前回の新宿同様、空が開けた場所ではバリ5本の通信ができるのだが、やはりビルに囲まれた狭い路地では、電界が弱い場所も少なくない。渋谷はセンター街をはじめそういった道が多いのだが、しかし完全に通信できなくなる場所は見られなかった。たとえば車が通れないほどの道であるスペイン坂でも、アンテナ表示は5本か4本となり、やや不安定ながら最大で10Mbps近い速度で通信ができた。
逆に完全に開けているのに電波状況の悪い場所も見られた。NHKの裏手、公園通りから代々木公園に入ったところでは、アンテナ表示は1本となり、3Mbps程度の速度となった。あまり人通りの多い場所でもなく、そもそもネット接続がニーズがなさそうな場所だが、都会にもこうした場所があることには注意が必要そうだ。とはいえ、アンテナ1本でもMbps級の速度が出るのは驚きである。
意外と使えるビルの中
公園通りのパルコ前交差点にあるエクセルシオールカフェ。店内やや奥のほうでも使用できた
公園通りのパルコ周辺にあるエクセルシオールカフェの店内でもWiMAXを試してみた。WiMAXは周波数特性上、屋内には入り込みにくいとされているが、窓からそれほど離れていなければ、基地局のない屋内でもそれなりに使えることが多い。今回は窓際の席では試せなかったが、窓から少し離れた席でも、アンテナ表示は3本から2本で、3Mbps程度で通信が行えた。
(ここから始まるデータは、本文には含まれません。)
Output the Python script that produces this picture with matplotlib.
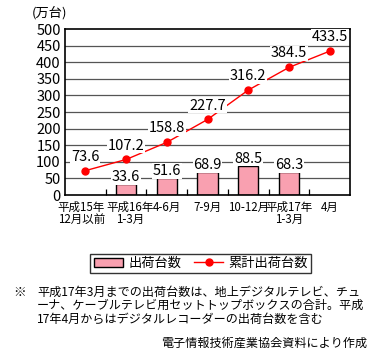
import matplotlib
matplotlib.use("Agg")
import matplotlib.pyplot as plt
import matplotlib.transforms as mtransforms
import numpy as np

plt.rcParams['font.family'] = ['Noto Sans CJK JP', 'DejaVu Sans']

categories = ["平成15年\n12月以前", "平成16年\n1-3月", "4-6月", "7-9月", "10-12月", "平成17年\n1-3月", "4月"]
shipments = [None, 33.6, 51.6, 68.9, 88.5, 68.3, None]
cumulative = [73.6, 107.2, 158.8, 227.7, 316.2, 384.5, 433.5]

bar_color = "#F9A0B0"
line_color = "#FF0000"

fig = plt.figure(figsize=(3.79, 3.56), dpi=100)
ax = fig.add_axes([0.1715, 0.452, 0.752, 0.4663])

x = np.arange(len(categories))
bx = [i for i, v in enumerate(shipments) if v is not None]
bv = [v for v in shipments if v is not None]

for y in range(50, 500, 50):
    ax.axhline(y, color="#555555", lw=0.9, zorder=0)

bars = ax.bar(bx, bv, width=0.5, color=bar_color, edgecolor="black", lw=1, zorder=2, label="出荷台数")
line, = ax.plot(x, cumulative, color=line_color, lw=1, marker="o", ms=5, zorder=3, label="累計出荷台数")

for i, v in zip(bx, bv):
    ax.annotate(f"{v}", (i, v), xytext=(0, 0), textcoords="offset points", ha="center", va="bottom",
                fontsize=10.5, bbox=dict(boxstyle="square,pad=0.05", fc="white", ec="none"), zorder=4)
for i, v in enumerate(cumulative):
    ax.annotate(f"{v}", (i, v), xytext=(0, 5), textcoords="offset points", ha="center", va="bottom",
                fontsize=10.5, bbox=dict(boxstyle="square,pad=0.05", fc="white", ec="none"), zorder=4)

ax.set_xlim(-0.5, 6.5)
ax.set_ylim(0, 500)
ax.set_yticks(range(0, 501, 50))
ax.tick_params(axis="y", length=0, labelsize=10.5, pad=3)
ax.set_xticks(x)
ax.set_xticklabels(categories, fontsize=8.3, linespacing=0.95)
ax.tick_params(axis="x", which="major", length=0, pad=4)
ax.set_xticks(np.arange(0.5, 6.5, 1), minor=True)
ax.tick_params(axis="x", which="minor", direction="in", length=4, width=0.9)
# nudge the first two labels apart like the original
shifts = [-4, 4, 0, 0, 0, 0, 0]
for lab, dx in zip(ax.get_xticklabels(), shifts):
    lab.set_transform(lab.get_transform() + mtransforms.ScaledTranslation(dx / 100, 0, fig.dpi_scale_trans))
for s in ax.spines.values():
    s.set_linewidth(1.2)

fig.text(0.084, 0.963, "(万台)", fontsize=9.5, ha="left", va="center")

leg = fig.legend([bars, line], ["出荷台数", "累計出荷台数"], loc="center", bbox_to_anchor=(0.53, 0.26),
                 ncol=2, fontsize=9.5, frameon=True, fancybox=False, edgecolor="black", handlelength=2.2,
                 columnspacing=1.0, handletextpad=0.4, borderpad=0.25)
leg.get_frame().set_linewidth(1.0)

note = ["平成17年3月までの出荷台数は、地上デジタルテレビ、チュ",
        "ーナ、ケーブルテレビ用セットトップボックスの合計。平成",
        "17年4月からはデジタルレコーダーの出荷台数を含む"]
fig.text(0.035, 1 - 292 / 356, "※", fontsize=9, ha="left", va="center")
for k, t in enumerate(note):
    fig.text(0.098, 1 - (292 + 13.5 * k) / 356, t, fontsize=8.7, ha="left", va="center")
fig.text(0.968, 1 - 343 / 356, "電子情報技術産業協会資料により作成", fontsize=8.7, ha="right", va="center")

fig.savefig("out.png", dpi=100)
さらにスペイン坂下にあるパルコのZERO-GATEに入っているワインバー「ZARU」の店内でも試してみた。この「ZARU」、UQが公表している「実測地点表示」では「ZARU付近」として測定結果が公表されている。それによると、2009年8月の測定で、速度は下り4.6Mbps/上り1.0Mbpsとなっている。しかし店内となると、ZARUにはあまり窓も大きくなく、WiMAXにとってはやや不利かな、と思っていたのだが、意外や意外、アンテナ表示はバリバリの5本で、10Mbpsを超える速度で通信ができてしまった。
大きなデパートなどの奥の奥の最深部、などともなると、屋内基地局が設置されていないと、やや厳しいかもしれない。しかし窓のある飲食店を選べば、WiMAXは使えることが多い。まだ完全に「どこでも使える」というわけではないのが、ちょっと店を選べば使えてしまうので、「買い物や仕事の合間にお茶を飲みながらネット接続」という用途には十分、と感じられた。